Nelle ultime ore, quel campo largo che, sull’esempio della sinistra radicale francese di Mélenchon, sembrava essere sul punto di riunirsi a suon di “Bella Ciao” e di pastasciutte antifasciste, ora sembra piuttosto litigare su ogni argomento. Al di là della loro consueta quanto fallimentare, nei temi e dietro le urne, unione anti-destra, i partiti della sinistra italiana non riescono più ad andare d’accordo: mai l’hanno fatto in politica estera, ma ora la spaccatura si allarga su tanti altri temi, alcuni dei quali potevano essere considerati dei capisaldi del campo largo, come il salario minimo, i referendum.

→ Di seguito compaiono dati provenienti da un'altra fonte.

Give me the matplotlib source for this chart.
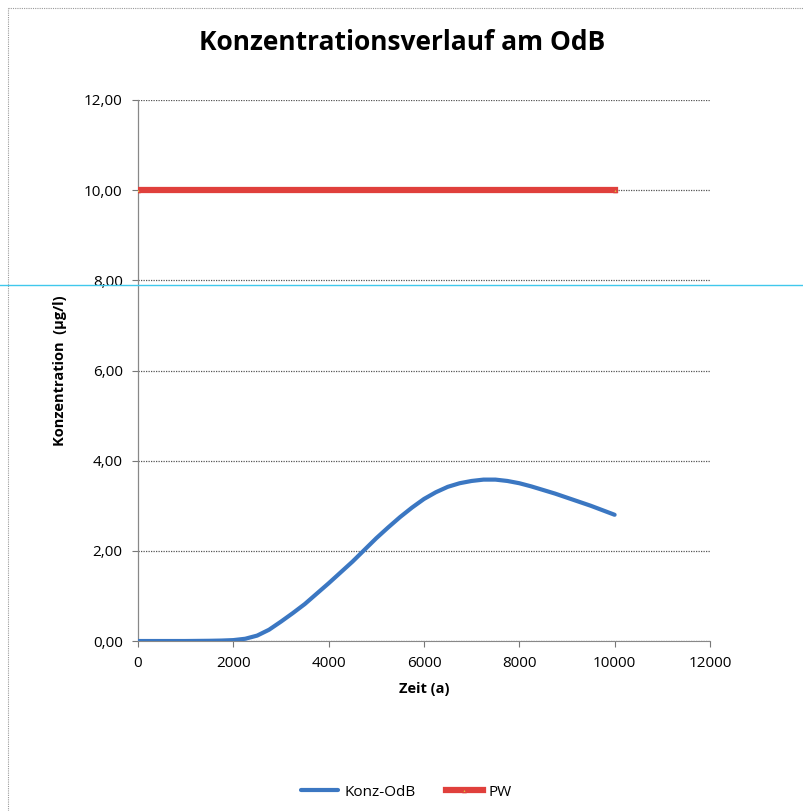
import matplotlib.pyplot as plt
from matplotlib.lines import Line2D

# data
zeit = [0, 500, 1000, 1500, 1750, 2000, 2250, 2500, 2750, 3000, 3250, 3500,
        3750, 4000, 4250, 4500, 4750, 5000, 5250, 5500, 5750, 6000, 6250,
        6500, 6750, 7000, 7250, 7500, 7750, 8000, 8250, 8500, 8750, 9000,
        9250, 9500, 9750, 10000]
konz_odb = [0.0, 0.0, 0.0, 0.005, 0.01, 0.02, 0.05, 0.12, 0.25, 0.43, 0.62, 0.82,
            1.05, 1.28, 1.52, 1.76, 2.02, 2.28, 2.52, 2.75, 2.96, 3.15, 3.30,
            3.42, 3.50, 3.55, 3.58, 3.58, 3.55, 3.50, 3.43, 3.35, 3.27, 3.18,
            3.09, 3.00, 2.90, 2.80]
pw_zeit = [0, 10000]
pw = [10.0, 10.0]

x_ticks = [0, 2000, 4000, 6000, 8000, 10000, 12000]
y_ticks = [0, 2, 4, 6, 8, 10, 12]

plt.rcParams['font.family'] = ['Open Sans', 'DejaVu Sans']

fig = plt.figure(figsize=(8.04, 8.11), dpi=100)
ax = fig.add_axes([0.1716, 0.2096, 0.7114, 0.6671])

ax.plot(zeit, konz_odb, color='#3b77c2', lw=3, solid_capstyle='round',
        solid_joinstyle='round', label='Konz-OdB', zorder=3)
ax.plot(pw_zeit, pw, color='#e0403c', lw=4.5, marker='^', markersize=3,
        markerfacecolor='#d8d040', markeredgecolor='#e0403c', label='PW', zorder=3)

ax.set_xlim(0, 12000)
ax.set_ylim(0, 12)
ax.set_xticks(x_ticks)
ax.set_yticks(y_ticks)
ax.set_yticklabels([f"{v:.2f}".replace('.', ',') for v in y_ticks])
ax.tick_params(axis='both', labelsize=11, length=4, color='#777777', pad=7)

ax.grid(axis='y', color='#555555', lw=0.9, ls=(0, (1, 1)))
for s in ['top', 'right']:
    ax.spines[s].set_visible(False)
ax.spines['left'].set_color('#888888')
ax.spines['bottom'].set_color('#888888')
ax.spines['bottom'].set_linestyle((0, (1, 1)))
ax.spines['left'].set_linewidth(0.9)

ax.set_xlabel('Zeit (a)', fontsize=10.5, fontweight='bold', labelpad=8)
ax.set_ylabel('Konzentration  (µg/l)', fontsize=10.5, fontweight='bold', labelpad=12)

fig.text(0.5, 0.948, 'Konzentrationsverlauf am OdB', ha='center', va='center',
         fontsize=19, fontweight='bold')

ax.legend(loc='upper center', bbox_to_anchor=(0.47, -0.24), ncol=2, frameon=False,
          fontsize=11, handlelength=2.4, handletextpad=0.4, columnspacing=2.0)

# outer chart frame and scan guide line
fig.add_artist(Line2D([0.01, 1.0], [0.99, 0.99], color='#999999', lw=0.8, ls=(0, (1, 1))))
fig.add_artist(Line2D([0.01, 0.01], [0.0, 0.99], color='#999999', lw=0.8, ls=(0, (1, 1))))
fig.add_artist(Line2D([0.0, 1.0], [1 - 285 / 811, 1 - 285 / 811], color='#40c8ec', lw=1.0))

fig.savefig('out.png', dpi=100)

E adesso anche sulla questione delle nomine del Consiglio d’amministrazione della Rai.
Spaccati, di nuovo
Da mesi, la cantilena sulla Tv di Stato è sempre la stessa: “la destra ha lottizzato la Rai, ha creato “Tele-Meloni”, i tg parlano solo della destra”. Chiacchiere da bar, visto che i dati dicono cose diverse, con la premier che, nel confronto con i capi di governo precedenti, è stata una delle meno presenti in Rai. Se un cambiamento c’è stato, si tratta dell’apertura per una Tv di Stato libera dalla lottizzazione della sinistra, dal monopolio culturale della sinistra che non ha consentito per anni – un esempio su tutti – di parlare di foibe agli italiani. Tuttavia, anche su questo la spaccatura del campo largo si è fatta evidente, in particolare al momento del voto dei nuovi consiglieri Rai. Alla Camera mancavano Pd, Italia Viva e Azione, lo stesso al Senato. Un “Aventino” dem, con sostegno del Terzo Polo, per dimostrare agli italiani che Elly Schlein fa sul serio quando dice di voler liberare la Tv di Stato da questa presunta propaganda governativa. L’accordo delle sinistre, a quanto pare, era boicottare il voto in Parlamento: “Non parteciperemo al voto sul Cda Rai, rispettando l’accordo con le altre opposizioni” aveva annunciato Carlo Calenda, non considerando però che il campo largo, come il mondo, è bello perché è vario: i cugini di Avs e i grillini hanno boicottato il boicottaggio, presentandosi in Aula e ottenendo due posti a Viale Mazzini (alla faccia di Tele-Meloni…). “È una questione di rettitudine morale” dice Calenda scottato. Frustata Schlein: “Chiedete ad altri perché hanno cambiato posizione”, tuona stizzita.
Schlein isolata
L’Aventino è fallito, il campo largo pure, di nuovo. Elly voleva mettere in imbarazzo la destra per corroborare la narrazione di una Rai monopolizzata dal governo, mentre invece non è riuscita neppure a controllare quel campo largo di cui, in teoria, dovrebbe essere la leader. Grillini e Avs hanno affossato i sogni di Elly e lei, l’italo-svizzera, da paladina del pluralismo in Rai, è diventata l’unica a non avere poltrone nel Cda in Rai. Chissà come l’avrà presa la vecchia guardia del Nazareno, quella che fino a pochi anni fa ha di fatto avuto sempre la meglio a viale Mazzini, riuscendo anche a tenere fuori dagli organi amministrativi della Tv di Stato i partiti di opposizione (è il caso di Fratelli d’Italia, nel 2021, quando era l’unico partito di opposizione al governo Draghi).
Il “contentino”
Non disperate, però: è vero, il nuovo Cda della Rai è l’ennesima riprova che “Tele-Meloni” non esiste, il sogno del campo largo unito sull’Aventino è fallito miseramente, ma il Pd ha ancora qualcosa per consolarsi. Non avrà ottenuto nuovi posti nel Cda Rai, ma il Nazareno può contare undici direzioni, contro le cinque di Fratelli d’Italia, le otto della Lega e le tre di Forza Italia. Altro che Tele-Meloni, dunque: il primo partito di opposizione ha più direzioni Rai dei tre partiti di maggioranza. E tra queste undici direzioni, se ne contano tre in radio. Per le precisione, tre su quattro: Radio Rai, Rai Radio Due e Rai Radio Tre al Pd; solo Rai Radio Uno alla Lega. Può bastare per consolare la sinistra?